>> BEGIN

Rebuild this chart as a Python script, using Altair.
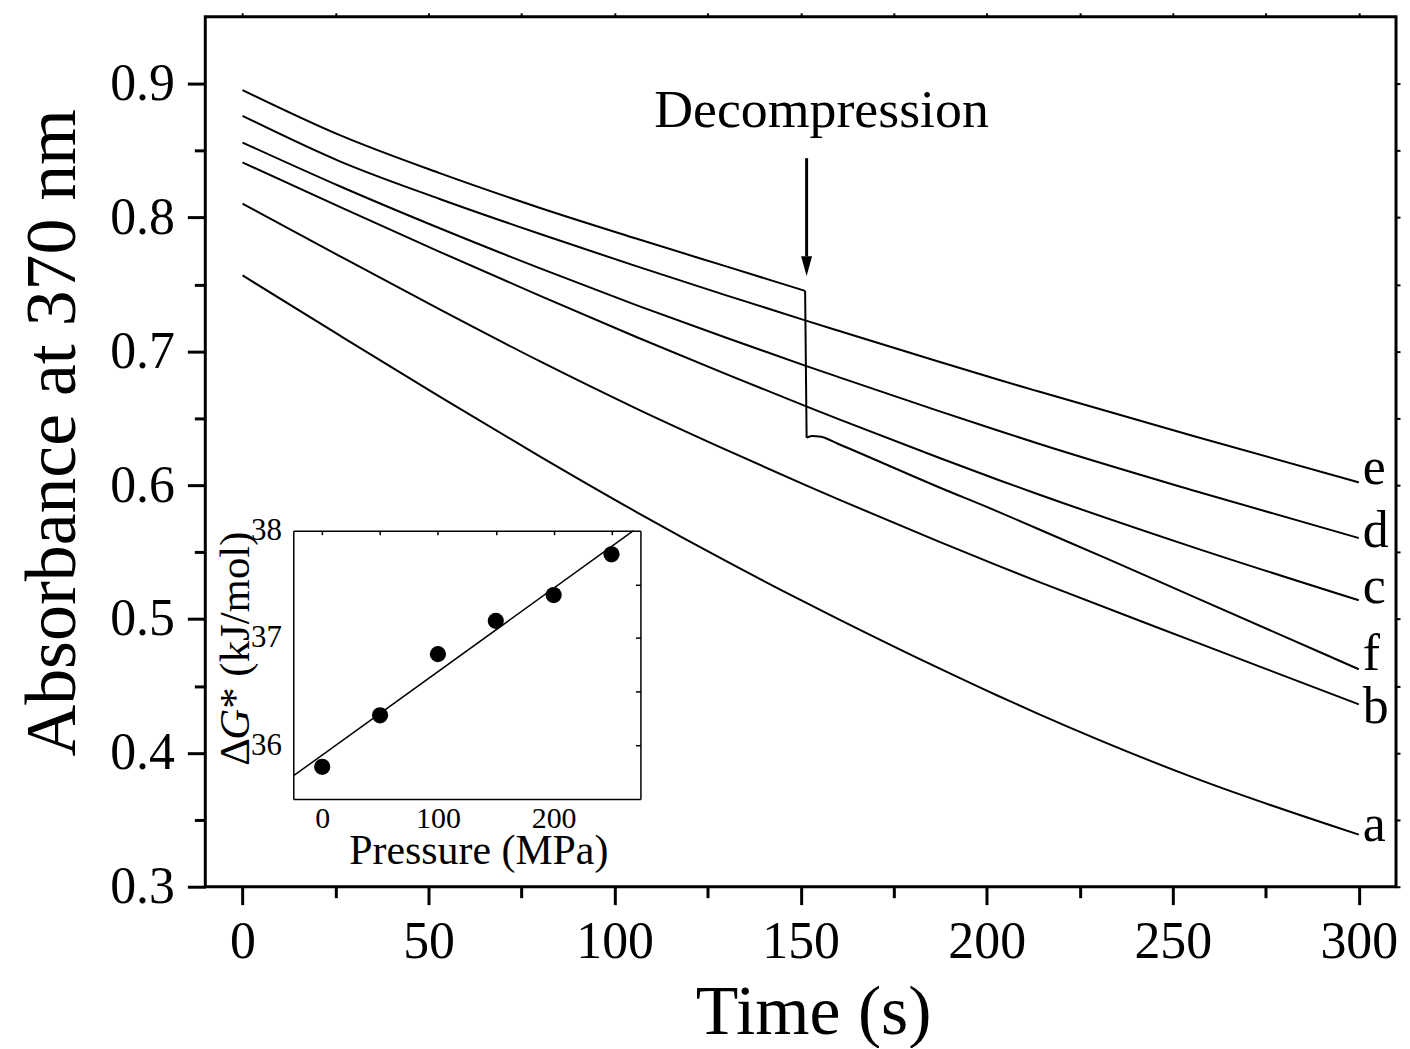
import altair as alt
import pandas as pd

# ---------------- main panel data ----------------
time_main = [0, 26, 53, 80, 106, 130, 151, 160, 187, 203, 214, 256, 300]
abs_a = [0.7568, 0.7121, 0.6662, 0.6214, 0.5798, 0.5433, 0.5128, 0.5002, 0.4635, 0.4427, 0.4290, 0.3811, 0.3389]
abs_b = [0.8104, 0.7714, 0.7314, 0.6925, 0.6571, 0.6264, 0.6004, 0.5896, 0.5580, 0.5399, 0.5278, 0.4829, 0.4363]
abs_c = [0.8412, 0.8082, 0.7744, 0.7415, 0.7106, 0.6830, 0.6595, 0.6496, 0.6207, 0.6041, 0.5931, 0.5532, 0.5140]
abs_d = [0.8561, 0.8236, 0.7920, 0.7620, 0.7344, 0.7102, 0.6896, 0.6810, 0.6556, 0.6409, 0.6310, 0.5957, 0.5605]
abs_e = [0.8760, 0.8422, 0.8139, 0.7877, 0.7635, 0.7419, 0.7234, 0.7156, 0.6924, 0.6790, 0.6700, 0.6364, 0.6021]
# curve f: decompression at ~151 s produces the sudden drop
time_f = [0, 26, 53, 80, 106, 130, 151.2, 151.6, 153, 155.5, 160, 187, 203, 214, 232, 256, 300]
abs_f = [0.8953, 0.8618, 0.8332, 0.8072, 0.7842, 0.7635, 0.7452, 0.6355, 0.6368, 0.6362, 0.6310, 0.5987, 0.5803, 0.5671, 0.5455, 0.5162, 0.4625]
jump_index = 6  # last point before the drop

label_names = ["a", "b", "c", "d", "e", "f"]
label_time = [300, 300, 300, 300, 300, 300]
label_abs = [0.3345, 0.4226, 0.5120, 0.5536, 0.6012, 0.4623]

annot_text = ["Decompression"]
annot_time = [155.6]
annot_abs = [0.868]
arrow_time = [151.6]
arrow_top = [0.8444]
arrow_base = [0.7710]
arrow_head = [0.7637]

x_major = [0, 50, 100, 150, 200, 250, 300]
x_minor = [25, 75, 125, 175, 225, 275]
x_all = [0, 25, 50, 75, 100, 125, 150, 175, 200, 225, 250, 275, 300]
y_major = [0.3, 0.4, 0.5, 0.6, 0.7, 0.8, 0.9]
y_minor = [0.35, 0.45, 0.55, 0.65, 0.75, 0.85]
y_all = [0.3, 0.35, 0.4, 0.45, 0.5, 0.55, 0.6, 0.65, 0.7, 0.75, 0.8, 0.85, 0.9]

# ---------------- inset data ----------------
pressure_mpa = [0, 50, 100, 150, 200, 250]
delta_g = [35.80, 36.28, 36.85, 37.16, 37.40, 37.78]
fit_mpa = [-25, 269]
fit_g = [35.715, 38.0]
inset_x_labels = [0, 100, 200]
inset_x_ticks = [0, 50, 100, 150, 200, 250]
inset_y_labels = [36, 37, 38]
inset_y_ticks = [36, 36.5, 37, 37.5]

FONT = "Liberation Serif"
W, H = 1195, 873

rows = []
for name, vals in [("a", abs_a), ("b", abs_b), ("c", abs_c), ("d", abs_d), ("e", abs_e)]:
    for t, v in zip(time_main, vals):
        rows.append({"curve": name, "t": t, "A": v})
for i, (t, v) in enumerate(zip(time_f, abs_f)):
    if i <= jump_index:
        rows.append({"curve": "f_before", "t": t, "A": v})
    if i >= jump_index + 1:
        rows.append({"curve": "f_after", "t": t, "A": v})
    if i in (jump_index, jump_index + 1):
        rows.append({"curve": "f_drop", "t": t, "A": v})
curves_df = pd.DataFrame(rows)
labels_df = pd.DataFrame({"label": label_names, "t": label_time, "A": label_abs})
annot_df = pd.DataFrame({"text": annot_text, "t": annot_time, "A": annot_abs})
arrow_df = pd.DataFrame({"t": arrow_time, "top": arrow_top, "base": arrow_base, "head": arrow_head})
inset_df = pd.DataFrame({"p": pressure_mpa, "g": delta_g})
fit_df = pd.DataFrame({"p": fit_mpa, "g": fit_g})


def xs():
    return alt.Scale(domain=[-10, 310], nice=False, zero=False)


def ys():
    return alt.Scale(domain=[0.3, 0.95], nice=False, zero=False)


def xin():
    return alt.Scale(domain=[-25, 275], range=[88.3, 436.7], nice=False, zero=False)


def yin():
    return alt.Scale(domain=[35.5, 38], range=[785, 515.7], nice=False, zero=False)


# main curves with labelled bottom/left axes
curves = alt.Chart(curves_df).mark_line(color="black", strokeWidth=2, interpolate="monotone").encode(
    x=alt.X("t:Q", scale=xs(), axis=alt.Axis(
        orient="bottom", values=x_major, tickSize=18, tickWidth=3, domain=False,
        labelFontSize=52, labelPadding=12, labelFlush=False, labelOverlap=False,
        title="Time (s)", titleFontSize=70, titleX=610, titleY=147,
        titleBaseline="alphabetic", titleAlign="center")),
    y=alt.Y("A:Q", scale=ys(), axis=alt.Axis(
        orient="left", values=y_major, format=".1f", tickSize=18, tickWidth=3, domain=False,
        labelFontSize=52, labelPadding=13, labelFlush=False, labelOverlap=False,
        title="Absorbance at 370 nm", titleFontSize=72, titleX=-131, titleY=417,
        titleAngle=270, titleBaseline="alphabetic", titleAlign="center")),
    detail="curve:N",
)

# curve letters + minor ticks
letters = alt.Chart(labels_df).mark_text(
    font=FONT, fontSize=52, align="left", baseline="alphabetic", dx=4, color="black"
).encode(
    x=alt.X("t:Q", scale=xs(), axis=alt.Axis(
        orient="bottom", values=x_minor, tickSize=11, tickWidth=3, domain=False,
        labels=False, title=None)),
    y=alt.Y("A:Q", scale=ys(), axis=alt.Axis(
        orient="left", values=y_minor, tickSize=11, tickWidth=3, domain=False,
        labels=False, title=None)),
    text="label:N",
)

# decompression text + mirrored top/right ticks
annot = alt.Chart(annot_df).mark_text(
    font=FONT, fontSize=54, align="center", baseline="alphabetic", color="black"
).encode(
    x=alt.X("t:Q", scale=xs(), axis=alt.Axis(
        orient="top", values=x_all, tickSize=4, tickWidth=2, domain=False,
        labels=False, title=None)),
    y=alt.Y("A:Q", scale=ys(), axis=alt.Axis(
        orient="right", values=y_all, tickSize=4, tickWidth=2, domain=False,
        labels=False, title=None)),
    text="text:N",
)

arrow_shaft = alt.Chart(arrow_df).mark_rule(color="black", strokeWidth=3).encode(
    x=alt.X("t:Q", scale=xs(), axis=None),
    y=alt.Y("top:Q", scale=ys(), axis=None),
    y2="base:Q",
)
arrow_tip = alt.Chart(arrow_df).mark_point(
    shape="M-0.55,-1L0.55,-1L0,1Z", size=400, filled=True, color="black", opacity=1
).encode(
    x=alt.X("t:Q", scale=xs(), axis=None),
    y=alt.Y("head:Q", scale=ys(), axis=None),
)

# inset points with labelled bottom/left axes
inset_pts = alt.Chart(inset_df).mark_circle(size=264, color="black", opacity=1).encode(
    x=alt.X("p:Q", scale=xin(), axis=alt.Axis(
        orient="bottom", offset=-88, values=inset_x_labels, ticks=False, tickSize=0,
        domain=True, domainColor="black", domainWidth=1.5,
        labelFontSize=30, labelPadding=5, labelFlush=False, labelOverlap=False,
        title="Pressure (MPa)", titleFontSize=42, titleX=274, titleY=65,
        titleBaseline="alphabetic", titleAlign="center")),
    y=alt.Y("g:Q", scale=yin(), axis=alt.Axis(
        orient="left", offset=-88.3, values=inset_y_labels, ticks=False, tickSize=0,
        domain=True, domainColor="black", domainWidth=1.5,
        labelFontSize=31, labelPadding=12, labelFlush=False, labelOverlap=False,
        title=None)),
)

# inset fit line with top/right frame (inward ticks)
inset_fit = alt.Chart(fit_df).mark_line(color="black", strokeWidth=1.5).encode(
    x=alt.X("p:Q", scale=xin(), axis=alt.Axis(
        orient="bottom", offset=-357.3, values=inset_x_ticks, tickSize=4, tickWidth=1.5,
        domain=True, domainColor="black", domainWidth=1.5, labels=False, title=None)),
    y=alt.Y("g:Q", scale=yin(), axis=alt.Axis(
        orient="left", offset=-436.7, values=inset_y_ticks, tickSize=5, tickWidth=1.5,
        domain=True, domainColor="black", domainWidth=1.5, labels=False, title=None)),
)

# inset y title: ΔG* (kJ/mol) with italic G
one = pd.DataFrame({"k": [0]})
t1 = alt.Chart(one).mark_text(text="Δ", font=FONT, fontSize=43, angle=270, align="left",
                              baseline="alphabetic", color="black").encode(
    x=alt.value(44), y=alt.value(751.7))
t2 = alt.Chart(one).mark_text(text="G", font=FONT, fontSize=43, fontStyle="italic", angle=270,
                              align="left", baseline="alphabetic", color="black").encode(
    x=alt.value(44), y=alt.value(725.4))
t3 = alt.Chart(one).mark_text(text="* (kJ/mol)", font=FONT, fontSize=43, angle=270, align="left",
                              baseline="alphabetic", color="black").encode(
    x=alt.value(44), y=alt.value(694.4))

chart = alt.layer(
    curves, letters, annot, arrow_shaft, arrow_tip, inset_pts, inset_fit, t1, t2, t3
).resolve_scale(
    x="independent", y="independent"
).resolve_axis(
    x="independent", y="independent"
).properties(
    width=W, height=H,
    background="white",
    autosize=alt.AutoSizeParams(type="none"),
    padding={"left": 198, "top": 7, "right": 6, "bottom": 160},
).configure_view(
    stroke="black", strokeWidth=3
).configure_axis(
    labelFont=FONT, titleFont=FONT, labelColor="black", titleColor="black",
    tickColor="black", domainColor="black", grid=False, titleFontWeight="normal",
)

chart.save("out.html", embed_options={"renderer": "svg", "actions": False})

>> END

*Challenge*: Return, unchanged, the lines from the first line of the material through the line that holds "0.8, 0.85, 0.9]", inclusive, omitting pictures.

*Solved problem*:
Rebuild this chart as a Python script, using Altair.
import altair as alt
import pandas as pd

# ---------------- main panel data ----------------
time_main = [0, 26, 53, 80, 106, 130, 151, 160, 187, 203, 214, 256, 300]
abs_a = [0.7568, 0.7121, 0.6662, 0.6214, 0.5798, 0.5433, 0.5128, 0.5002, 0.4635, 0.4427, 0.4290, 0.3811, 0.3389]
abs_b = [0.8104, 0.7714, 0.7314, 0.6925, 0.6571, 0.6264, 0.6004, 0.5896, 0.5580, 0.5399, 0.5278, 0.4829, 0.4363]
abs_c = [0.8412, 0.8082, 0.7744, 0.7415, 0.7106, 0.6830, 0.6595, 0.6496, 0.6207, 0.6041, 0.5931, 0.5532, 0.5140]
abs_d = [0.8561, 0.8236, 0.7920, 0.7620, 0.7344, 0.7102, 0.6896, 0.6810, 0.6556, 0.6409, 0.6310, 0.5957, 0.5605]
abs_e = [0.8760, 0.8422, 0.8139, 0.7877, 0.7635, 0.7419, 0.7234, 0.7156, 0.6924, 0.6790, 0.6700, 0.6364, 0.6021]
# curve f: decompression at ~151 s produces the sudden drop
time_f = [0, 26, 53, 80, 106, 130, 151.2, 151.6, 153, 155.5, 160, 187, 203, 214, 232, 256, 300]
abs_f = [0.8953, 0.8618, 0.8332, 0.8072, 0.7842, 0.7635, 0.7452, 0.6355, 0.6368, 0.6362, 0.6310, 0.5987, 0.5803, 0.5671, 0.5455, 0.5162, 0.4625]
jump_index = 6  # last point before the drop

label_names = ["a", "b", "c", "d", "e", "f"]
label_time = [300, 300, 300, 300, 300, 300]
label_abs = [0.3345, 0.4226, 0.5120, 0.5536, 0.6012, 0.4623]

annot_text = ["Decompression"]
annot_time = [155.6]
annot_abs = [0.868]
arrow_time = [151.6]
arrow_top = [0.8444]
arrow_base = [0.7710]
arrow_head = [0.7637]

x_major = [0, 50, 100, 150, 200, 250, 300]
x_minor = [25, 75, 125, 175, 225, 275]
x_all = [0, 25, 50, 75, 100, 125, 150, 175, 200, 225, 250, 275, 300]
y_major = [0.3, 0.4, 0.5, 0.6, 0.7, 0.8, 0.9]
y_minor = [0.35, 0.45, 0.55, 0.65, 0.75, 0.85]
y_all = [0.3, 0.35, 0.4, 0.45, 0.5, 0.55, 0.6, 0.65, 0.7, 0.75, 0.8, 0.85, 0.9]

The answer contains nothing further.